Leading from the start, Caeleb Dressel of Team USA earned his first individual medal, a gold, in the 100-m freestyle at the Tokyo Aquatics Center on Thursday.
Dressel was second off the blocks with a reaction time of 0.60, just behind South Korea’s Hwang Sunwoo. From there, he never gave up the lead, holding off Kyle Chalmers of Australia, who earned silver, and Kliment Kolesnikov of the Russian Olympic Committee (ROC) who touched the wall third. Dressel’s time of 47.02 seconds set a new Olympic record.
Dressel’s gold was the second of the session for the U.S., after Robert Finke touched the wall first in the 800-m freestyle. Regan Smith and Hali Flickinger also swam for silver and bronze, respectively, in the 200-m butterfly, and the U.S. women captured silver in the 4x200m freestyle relay, just narrowly missing gold after a spectacular anchor swim by Katie Ledecky to move the U.S. up from third and ahead of Australia. The thrilling relay finish capped off the most successful day at the pool for Team USA swim team after the first day of competition in Tokyo.
For several minutes after his race, Dressel straddled the lane marker and simply processed that he had just become an Olympic champion. “I don’t want to surpass any moment just because I’m used to it,” he said afterward. “I don’t want to the immune to the feeling racing offers me. I wanted to take all of that moment and enjoy it. I don’t want to ever take it for granted.”
Dressel is a proud Florida native; the unmissable sleeve of tattoos that cover his left arm is a homage to his home state and includes oranges, orange blossoms, magnolias and three “spirit animals” all native to the state—the bald eagle, bear and alligator. And of course, on the other arm he’s inked the Olympic rings, from his last trip to Rio in 2016.
Four years ago, Dressel finished sixth in the 100-m freestyle; in Tokyo he set a new Olympic record on the way to winning gold.
He’s been referred to as the next Michael Phelps, given that he may take home as much hardware as Phelps did in Beijing — eight golds — if he swims in the relays that are available to him. At the 2019 World Championships, Dressel became the first swimmer to win eight medals at a single championships. Dressel has downplayed the comparisons, noting that it’s not fair to Phelps, but while Dressel doesn’t swim as many diverse individual events as Phelps, he’s dominated the shorter freestyle and butterfly events, smashing Phelps’ world record in the 100-m butterfly at the 2019 World Championships. Dressel will have a chance to drop his own record time even further in that event on July 31 in Tokyo.

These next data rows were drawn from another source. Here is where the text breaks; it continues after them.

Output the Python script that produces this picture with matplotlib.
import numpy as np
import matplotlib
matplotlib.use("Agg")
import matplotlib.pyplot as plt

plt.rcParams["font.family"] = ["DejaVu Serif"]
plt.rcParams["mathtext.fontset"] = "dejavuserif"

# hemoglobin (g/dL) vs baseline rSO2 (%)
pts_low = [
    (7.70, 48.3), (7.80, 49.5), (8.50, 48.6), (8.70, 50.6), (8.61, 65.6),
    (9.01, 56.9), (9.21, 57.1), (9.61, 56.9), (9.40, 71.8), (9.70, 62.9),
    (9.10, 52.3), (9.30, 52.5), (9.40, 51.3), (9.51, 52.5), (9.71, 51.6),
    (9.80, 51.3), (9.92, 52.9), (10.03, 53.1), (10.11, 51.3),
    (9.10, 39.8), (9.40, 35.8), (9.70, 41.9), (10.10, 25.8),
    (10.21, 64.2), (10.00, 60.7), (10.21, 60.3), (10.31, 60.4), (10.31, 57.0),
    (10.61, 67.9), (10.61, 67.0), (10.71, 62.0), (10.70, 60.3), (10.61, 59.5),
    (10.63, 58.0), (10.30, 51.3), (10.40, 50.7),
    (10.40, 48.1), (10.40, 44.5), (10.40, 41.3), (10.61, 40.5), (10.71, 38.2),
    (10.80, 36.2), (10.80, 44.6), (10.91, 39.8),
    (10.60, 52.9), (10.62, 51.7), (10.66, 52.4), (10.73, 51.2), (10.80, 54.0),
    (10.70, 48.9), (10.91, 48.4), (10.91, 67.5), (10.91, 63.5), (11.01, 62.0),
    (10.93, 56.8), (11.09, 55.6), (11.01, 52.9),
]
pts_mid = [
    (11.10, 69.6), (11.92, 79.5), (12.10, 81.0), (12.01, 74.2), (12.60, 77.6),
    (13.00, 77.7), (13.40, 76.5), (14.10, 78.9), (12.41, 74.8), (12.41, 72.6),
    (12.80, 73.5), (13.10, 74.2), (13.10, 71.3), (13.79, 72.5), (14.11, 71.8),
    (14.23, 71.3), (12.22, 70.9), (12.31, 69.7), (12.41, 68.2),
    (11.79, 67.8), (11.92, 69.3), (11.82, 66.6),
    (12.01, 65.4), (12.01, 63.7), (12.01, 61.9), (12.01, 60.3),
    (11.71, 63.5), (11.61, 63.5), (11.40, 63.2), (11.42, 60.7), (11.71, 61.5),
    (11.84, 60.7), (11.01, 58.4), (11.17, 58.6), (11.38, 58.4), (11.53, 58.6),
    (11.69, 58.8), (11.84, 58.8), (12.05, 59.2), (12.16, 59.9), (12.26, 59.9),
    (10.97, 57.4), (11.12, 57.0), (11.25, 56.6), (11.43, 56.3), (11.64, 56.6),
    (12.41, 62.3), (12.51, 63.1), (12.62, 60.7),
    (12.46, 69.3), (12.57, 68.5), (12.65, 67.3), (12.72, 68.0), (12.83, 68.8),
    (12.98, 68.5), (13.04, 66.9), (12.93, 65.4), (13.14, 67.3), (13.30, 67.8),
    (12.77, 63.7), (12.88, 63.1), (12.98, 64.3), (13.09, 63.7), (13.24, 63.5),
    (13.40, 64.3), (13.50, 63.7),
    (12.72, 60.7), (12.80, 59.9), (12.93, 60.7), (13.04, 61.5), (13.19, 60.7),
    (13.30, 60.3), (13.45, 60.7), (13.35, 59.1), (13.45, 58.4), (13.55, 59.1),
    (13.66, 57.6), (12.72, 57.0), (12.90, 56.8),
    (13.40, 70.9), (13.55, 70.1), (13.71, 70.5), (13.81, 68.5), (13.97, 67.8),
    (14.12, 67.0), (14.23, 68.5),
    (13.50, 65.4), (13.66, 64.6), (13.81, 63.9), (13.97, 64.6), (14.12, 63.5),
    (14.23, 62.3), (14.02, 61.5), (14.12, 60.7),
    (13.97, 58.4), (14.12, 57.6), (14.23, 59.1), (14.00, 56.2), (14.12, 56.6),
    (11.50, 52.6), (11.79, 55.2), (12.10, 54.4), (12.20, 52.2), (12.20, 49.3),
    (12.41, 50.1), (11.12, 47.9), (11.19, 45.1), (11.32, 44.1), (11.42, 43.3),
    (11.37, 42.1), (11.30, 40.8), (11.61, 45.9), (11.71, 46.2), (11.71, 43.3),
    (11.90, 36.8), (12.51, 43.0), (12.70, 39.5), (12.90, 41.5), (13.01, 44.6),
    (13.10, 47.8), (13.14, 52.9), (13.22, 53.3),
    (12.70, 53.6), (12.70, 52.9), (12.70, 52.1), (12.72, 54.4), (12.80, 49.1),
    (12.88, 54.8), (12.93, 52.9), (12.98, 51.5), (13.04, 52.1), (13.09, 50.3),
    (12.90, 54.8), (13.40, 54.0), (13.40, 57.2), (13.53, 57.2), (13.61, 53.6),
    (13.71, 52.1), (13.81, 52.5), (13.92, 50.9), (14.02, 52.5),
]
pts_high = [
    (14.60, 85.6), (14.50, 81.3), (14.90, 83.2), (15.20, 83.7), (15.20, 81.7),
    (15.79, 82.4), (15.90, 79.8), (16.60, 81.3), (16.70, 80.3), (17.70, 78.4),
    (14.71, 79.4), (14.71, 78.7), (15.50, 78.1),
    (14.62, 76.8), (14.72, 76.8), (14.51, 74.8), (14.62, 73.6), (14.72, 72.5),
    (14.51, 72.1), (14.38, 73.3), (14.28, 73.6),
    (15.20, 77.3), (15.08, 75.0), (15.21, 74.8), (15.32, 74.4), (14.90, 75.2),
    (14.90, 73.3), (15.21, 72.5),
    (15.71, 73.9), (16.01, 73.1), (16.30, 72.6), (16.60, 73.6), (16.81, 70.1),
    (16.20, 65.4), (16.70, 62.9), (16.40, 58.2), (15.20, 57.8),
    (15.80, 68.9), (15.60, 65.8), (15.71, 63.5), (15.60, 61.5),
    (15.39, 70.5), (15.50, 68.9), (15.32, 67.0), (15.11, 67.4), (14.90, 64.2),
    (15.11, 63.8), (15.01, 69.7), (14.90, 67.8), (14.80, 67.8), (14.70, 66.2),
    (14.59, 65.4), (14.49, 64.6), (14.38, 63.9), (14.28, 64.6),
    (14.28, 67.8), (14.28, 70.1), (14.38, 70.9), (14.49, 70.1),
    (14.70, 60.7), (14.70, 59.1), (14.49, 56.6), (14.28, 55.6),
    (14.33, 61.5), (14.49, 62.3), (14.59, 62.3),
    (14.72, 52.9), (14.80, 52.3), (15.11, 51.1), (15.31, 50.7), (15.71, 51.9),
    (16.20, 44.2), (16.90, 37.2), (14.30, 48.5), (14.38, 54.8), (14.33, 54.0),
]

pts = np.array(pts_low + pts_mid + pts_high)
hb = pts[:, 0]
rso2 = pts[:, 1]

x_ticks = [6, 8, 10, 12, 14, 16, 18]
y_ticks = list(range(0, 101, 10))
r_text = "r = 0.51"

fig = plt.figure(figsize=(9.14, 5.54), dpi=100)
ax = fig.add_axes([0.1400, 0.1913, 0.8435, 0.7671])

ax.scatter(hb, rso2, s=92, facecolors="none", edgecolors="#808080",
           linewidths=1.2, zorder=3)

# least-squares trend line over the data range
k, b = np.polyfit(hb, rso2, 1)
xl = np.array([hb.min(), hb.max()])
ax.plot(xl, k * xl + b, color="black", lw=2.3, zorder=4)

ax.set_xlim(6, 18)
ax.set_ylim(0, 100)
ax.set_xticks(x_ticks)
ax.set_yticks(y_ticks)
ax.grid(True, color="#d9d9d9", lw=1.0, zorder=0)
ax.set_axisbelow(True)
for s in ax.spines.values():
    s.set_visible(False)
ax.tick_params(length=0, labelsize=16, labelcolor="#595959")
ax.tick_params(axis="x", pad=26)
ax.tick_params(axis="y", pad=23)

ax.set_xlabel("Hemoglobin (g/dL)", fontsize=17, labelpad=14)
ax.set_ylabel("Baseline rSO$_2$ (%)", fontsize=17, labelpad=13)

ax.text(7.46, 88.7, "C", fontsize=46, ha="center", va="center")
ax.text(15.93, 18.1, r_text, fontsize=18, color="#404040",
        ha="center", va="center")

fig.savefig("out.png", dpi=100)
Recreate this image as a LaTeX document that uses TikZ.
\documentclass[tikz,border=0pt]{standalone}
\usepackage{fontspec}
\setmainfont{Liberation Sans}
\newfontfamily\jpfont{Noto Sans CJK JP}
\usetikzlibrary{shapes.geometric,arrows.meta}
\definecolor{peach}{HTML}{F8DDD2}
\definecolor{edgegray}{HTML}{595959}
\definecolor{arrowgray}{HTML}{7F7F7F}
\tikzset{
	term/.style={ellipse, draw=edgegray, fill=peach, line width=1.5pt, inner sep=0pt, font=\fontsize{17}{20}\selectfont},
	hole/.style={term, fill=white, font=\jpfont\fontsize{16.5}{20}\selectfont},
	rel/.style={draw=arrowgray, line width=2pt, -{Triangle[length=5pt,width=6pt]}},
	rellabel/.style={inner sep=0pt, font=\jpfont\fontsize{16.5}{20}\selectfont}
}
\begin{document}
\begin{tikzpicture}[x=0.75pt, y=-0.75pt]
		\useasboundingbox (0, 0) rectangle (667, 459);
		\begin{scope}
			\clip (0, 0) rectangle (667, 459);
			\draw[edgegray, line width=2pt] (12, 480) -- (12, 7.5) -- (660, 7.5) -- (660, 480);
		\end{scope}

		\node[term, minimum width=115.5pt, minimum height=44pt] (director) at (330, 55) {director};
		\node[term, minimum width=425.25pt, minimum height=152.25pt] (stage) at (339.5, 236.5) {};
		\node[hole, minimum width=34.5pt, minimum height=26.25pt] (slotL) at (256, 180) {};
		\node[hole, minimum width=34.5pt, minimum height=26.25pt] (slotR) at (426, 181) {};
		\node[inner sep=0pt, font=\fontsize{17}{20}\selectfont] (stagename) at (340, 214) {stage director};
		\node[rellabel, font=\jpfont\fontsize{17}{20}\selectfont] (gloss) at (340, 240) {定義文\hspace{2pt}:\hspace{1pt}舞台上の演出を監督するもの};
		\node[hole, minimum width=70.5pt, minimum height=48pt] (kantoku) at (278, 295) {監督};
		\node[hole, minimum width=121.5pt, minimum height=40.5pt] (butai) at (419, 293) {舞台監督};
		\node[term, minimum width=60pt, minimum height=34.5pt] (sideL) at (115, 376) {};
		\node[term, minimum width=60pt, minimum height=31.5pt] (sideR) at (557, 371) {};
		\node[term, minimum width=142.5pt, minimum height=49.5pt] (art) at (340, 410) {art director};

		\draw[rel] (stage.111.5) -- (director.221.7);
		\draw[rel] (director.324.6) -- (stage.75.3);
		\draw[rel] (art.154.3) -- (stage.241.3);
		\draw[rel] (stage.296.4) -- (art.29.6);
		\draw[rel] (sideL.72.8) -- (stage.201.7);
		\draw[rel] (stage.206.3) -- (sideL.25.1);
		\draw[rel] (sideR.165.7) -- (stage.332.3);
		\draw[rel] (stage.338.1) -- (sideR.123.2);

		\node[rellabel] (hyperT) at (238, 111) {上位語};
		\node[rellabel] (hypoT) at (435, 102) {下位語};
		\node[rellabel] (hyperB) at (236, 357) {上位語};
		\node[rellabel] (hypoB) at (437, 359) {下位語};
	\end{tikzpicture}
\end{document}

Tokyo is Dressel’s second Olympics, and already he’s taking a leadership role for Team USA after being voted one of four captains. “I have a lot of pride as team captain,” he said during training camp in Hawaii before the Games started. “I want to make sure I do it correctly and don’t rush my way through.” Dressel said he looks to Nathan Adrian, Olympic gold medalist in the 100-m freestyle, as a role model. “When I was climbing the ranks of the swimming world, I thought I was supposed to hate the guy,” he said, “because we both swam the 100-m free and he was faster than me. But when we started competing at the same level, I realized this is a true leader. I don’t dislike the guy, I want to be like this guy. He left behind, figuratively and literally, big shoes to fill. I hope to carry into this meet and share with the guys what Nathan left behind.”
Dressel is following in Adrian’s footsteps in other ways as well. Adrian got married in 2018, and recently became a father. Dressel married his high school girlfriend on Valentine’s Day but never missed a practice despite the joyous occasion. Dressel admitted that the past year, when pools and gyms locked down, training was more challenging. And without a normal schedule of racing, it was even harder to find motivation. “There were points I didn’t know what I was swimming for,” he said.
The stress of competing in Tokyo, under severe restrictions because of the pandemic, also weighed on Dressel, even as it has for other prominent athletes including gymnast Simone Biles, who decided to withdraw from the team and all-around gymnastics events to protect her mental health. “The first couple of swims [in Tokyo], I was not handling the pressure well,” Dressel said. “I was turning pressure into stress. Pressure is fine, there’s nothing you can do to avoid it. I know my name is thrown out there a lot, and I understand it. I could care less — it’s something that comes with sports when you are at the top of the podium. It’s up to me to figure out whether I turn that into stress.”
The lack of fans has also made the races in Tokyo lack the urgency that meets normally do, though teammates in the stands have been trying to make up for the missing spectators with noisemakers and encouraging cheers. Still, it always helps to have reminders of home and Dressel always has one in his swim bag behind he blocks—a blue bandana belonging to his former high school teacher, who died of cancer in 2017.
Speaking about his win Thursday, Dressel got emotional. “It’s a really tough year; it’s really hard,” he told NBC. “So to have the result show up, it really came together so I’m happy.”